Players want to win. And they should.
This is why you’re going to see JT Miller almost dangle in a nice breakaway goal:
Or why Collin Delia is going to rob Bo Horvat with this glorious pad save:
Or why Vasily Podkzolin is going to use his spidey-sense to realize a pass is going to be sent across the slot that he can steal if he skates hard:
With all that I said about Kuzmenko, I do need to admit that Podkolzin has that level to his game that Tocchet must love. He is harder on that puck than Jack Bauer is on tax fraud. Guy makes smart decisions, and when he commits, he commits all in. No half measures to his game.
Best when dad’s away
You know Luke Schenn put a picture up of Pelech in his locker after the game:
Best vintage Brock
The Canucks iced (mostly) the game when Brock Boeser unleashed a shot that Beauvillier got a piece of, to make it 6-4 good guys:
I could almost hear Michael Cole screaming about it being vintage Brock, before going “oooooooooh my!” for no reason.
If Beauvillier has shown us anything in his short time here it’s that he’s a hard worker, and he goes to the net to score goals, both of which this team seems to want to be its identity. The fact he has some skill to do something with the puck on his stick is just a bonus at this point.
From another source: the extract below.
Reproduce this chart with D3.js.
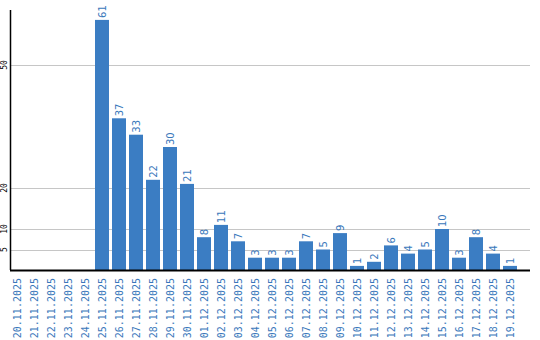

I also want to point out how it feels like it’s been years since we’ve seen Brock get these kinds of looks on the net. With him being relegated to the second unit powerplay, or being miscast as a net front/down low guy on the first powerplay unit, the argument of not putting Brock in a position to succeed certainly holds some merit. Setting Brock up to be the shooter on the grassy knoll on the powerplay seems a far better use of him versus trying to get him to tap in back door net plays. This is another case of when Bo Horvat leaves, an opportunity arises.
Never forget that Boeser excelled when Bo Horvat broke his foot back in 2017. He feeds off of Horvat’s absence I tell you.
I think aside from watching Elias Pettersson raise his game, and the Kuzmenko situation, Brock Boeser’s next two weeks here is the most interesting storyline for me.
Is he going to find his touch again? Was a lot of it based on his usage? Let’s find out.
Best traditions
I mean, you might as well let them have five goals, it would be rude not to:
Grant Fuhr rule, baby. Doesn’t matter that Delia let it in, he never let in the sixth.
Take that, advanced stats.
Best leadership
Regardless of who is next captain of this team, it was both exhilarating, inspiring, and horrifying to see their two best forwards try and block shots to win the game.
Elias Pettersson will do anything to win a game of hockey, we know this:
But when JT Miller is in full Rip Wheeler mode, we know he will eat a thousand shots in a row to win a game as well:
The Canucks’ stars come out to play, the new guy gets a goal, and Delia gets the win.
That’s a great night at The Stanchies if you ask me.